Paul’s Playboy is a home-built job from the States, built in 1962 by a man in South Carolina. “I fell in love with it as soon as I saw it,” says Paul, who normally flies one of Goodwood Aeroclub’s Cessna 172s. “But despite owning it for two months I am yet to fly it – I need to do a few more circuits with tail-wheel planes before I take her up.”
The Playboy was designed in 1955, a basic single-seater sports plane that mostly came in kit form for home assembly. It was cheap and aimed at introducing new people to recreational flying. Owners got a welded-up steel fuselage and a kit of parts and set of plans for the rest. The fuselage is covered by fabric and the wings are fabric over plywood spars. There are no flaps, just ailerons. There are no electrics and the engine is a simple 65bhp Continental A65. It was a plane people really could build it in their garages.

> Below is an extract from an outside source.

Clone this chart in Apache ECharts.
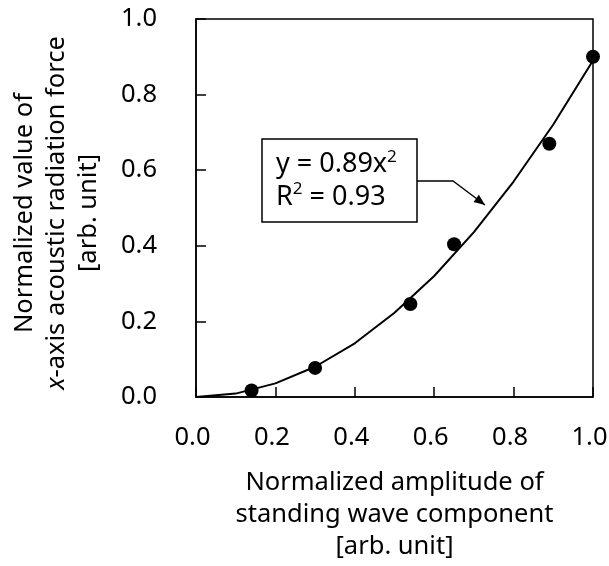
<!DOCTYPE html>
<html>
<head>
<meta charset="utf-8">
<script src="https://cdn.jsdelivr.net/npm/echarts@6/dist/echarts.min.js"></script>
<style>
  html, body { margin: 0; padding: 0; background: #fff; }
  #chart { width: 609px; height: 566px; }
</style>
</head>
<body>
<div id="chart"></div>
<script>
// measured points
var ampX = [0.14, 0.30, 0.54, 0.65, 0.89, 1.00];
var forceY = [0.017, 0.077, 0.246, 0.404, 0.670, 0.900];

// trendline y = 0.89x^2, read at 0.1 steps
var fitX = [0, 0.1, 0.2, 0.3, 0.4, 0.5, 0.6, 0.7, 0.8, 0.9, 1.0];
var fitY = [0, 0.009, 0.036, 0.080, 0.142, 0.223, 0.320, 0.436, 0.570, 0.721, 0.890];

var ticks = [0.0, 0.2, 0.4, 0.6, 0.8, 1.0];

var FONT = '"Noto Sans", "Open Sans", sans-serif';

var chart = echarts.init(document.getElementById('chart'), null, { renderer: 'canvas' });

function pairs(xs, ys) {
  return xs.map(function (x, i) { return [x, ys[i]]; });
}

function tickLabel(v) {
  return ticks.indexOf(Math.round(v * 10) / 10) >= 0 ? v.toFixed(1) : '';
}

// arrow from the label box to the curve
var arrowPts = [[417, 181], [453, 181], [485, 205]];
var tip = arrowPts[2], prev = arrowPts[1];
var ang = Math.atan2(tip[1] - prev[1], tip[0] - prev[0]);
var headLen = 11, headW = 4.5;
var bx = tip[0] - headLen * Math.cos(ang), by = tip[1] - headLen * Math.sin(ang);
var head = [
  tip,
  [bx + headW * Math.sin(ang), by - headW * Math.cos(ang)],
  [bx - headW * Math.sin(ang), by + headW * Math.cos(ang)]
];

chart.setOption({
  animation: false,
  backgroundColor: '#fff',
  grid: {
    left: 196, right: 16, top: 19, bottom: 169,
    show: true, borderColor: '#000', borderWidth: 1.5,
    outerBoundsMode: 'none'
  },
  xAxis: {
    type: 'value', min: 0, max: 1, interval: 0.2,
    splitLine: { show: false },
    axisLine: { show: true, lineStyle: { color: '#000', width: 1.5 } },
    axisTick: { show: true, inside: true, length: 10, lineStyle: { color: '#000', width: 1.5 } },
    axisLabel: {
      formatter: tickLabel, color: '#000', fontSize: 25.5, fontFamily: FONT,
      margin: 28, padding: [0, 7, 0, 0]
    },
    name: 'Normalized amplitude of\nstanding wave component\n[arb. unit]',
    nameLocation: 'middle', nameGap: 70,
    nameTextStyle: { color: '#000', fontSize: 25.5, fontFamily: FONT, lineHeight: 31.7, verticalAlign: 'top' }
  },
  yAxis: {
    type: 'value', min: 0, max: 1, interval: 0.2,
    splitLine: { show: false },
    axisLine: { show: true, lineStyle: { color: '#000', width: 1.5 } },
    axisTick: { show: true, inside: true, length: 10, lineStyle: { color: '#000', width: 1.5 } },
    axisLabel: { formatter: tickLabel, color: '#000', fontSize: 25.5, fontFamily: FONT, margin: 39 },
    name: '{a|Normalized value of}\n{i|x}{a|-axis acoustic radiation force}\n{a|[arb. unit]}',
    nameLocation: 'middle', nameGap: 91,
    nameTextStyle: {
      color: '#000', fontFamily: FONT, padding: [0, 10, 0, 0],
      rich: {
        a: { fontSize: 25.5, lineHeight: 32, fontFamily: FONT, color: '#000' },
        i: { fontSize: 25.5, lineHeight: 32, fontFamily: FONT, fontStyle: 'italic', color: '#000' }
      }
    }
  },
  series: [
    {
      type: 'line', data: pairs(fitX, fitY),
      showSymbol: false, smooth: false,
      lineStyle: { color: '#000', width: 2 },
      z: 2
    },
    {
      type: 'scatter', data: pairs(ampX, forceY),
      symbol: 'circle', symbolSize: 14,
      itemStyle: { color: '#000', opacity: 1 },
      z: 3
    }
  ],
  graphic: [
    {
      type: 'rect', shape: { x: 262, y: 139, width: 155, height: 83 },
      style: { fill: '#fff', stroke: '#000', lineWidth: 1.5 }, z: 10
    },
    {
      type: 'text', x: 276, y: 181, z: 11,
      style: {
        text: '{n|y = 0.89x}{s|2}\n{n|R}{s|2}{n| = 0.93}',
        verticalAlign: 'middle', align: 'left',
        rich: {
          n: { fontSize: 27, lineHeight: 32.5, fontFamily: FONT, fill: '#000' },
          s: { fontSize: 17, fontFamily: FONT, fill: '#000', verticalAlign: 'top' }
        }
      }
    },
    {
      type: 'polyline', z: 10, shape: { points: arrowPts },
      style: { stroke: '#000', lineWidth: 1.3, fill: null }
    },
    {
      type: 'polygon', z: 10, shape: { points: head },
      style: { fill: '#000' }
    }
  ]
});
</script>
</body>
</html>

“The colour appealed to me first, then the price,” says Paul. “I didn’t want to spend too much but I reckon £7500 is a total bargain. Aeroplanes like this sell basically for the price of their engines, and this engine has plenty of time left on it.
“I love the idea of flying in an open cockpit aircraft. I have done it in Florida, and of course it was nice and warm there – I just hope flying my Playboy in southern England will as dry and as much fun.”
Paul, a member of Goodwood Aeroclub, intends to keep his Playboy here. It is thought it is the only flying Stits Playboy outside North America.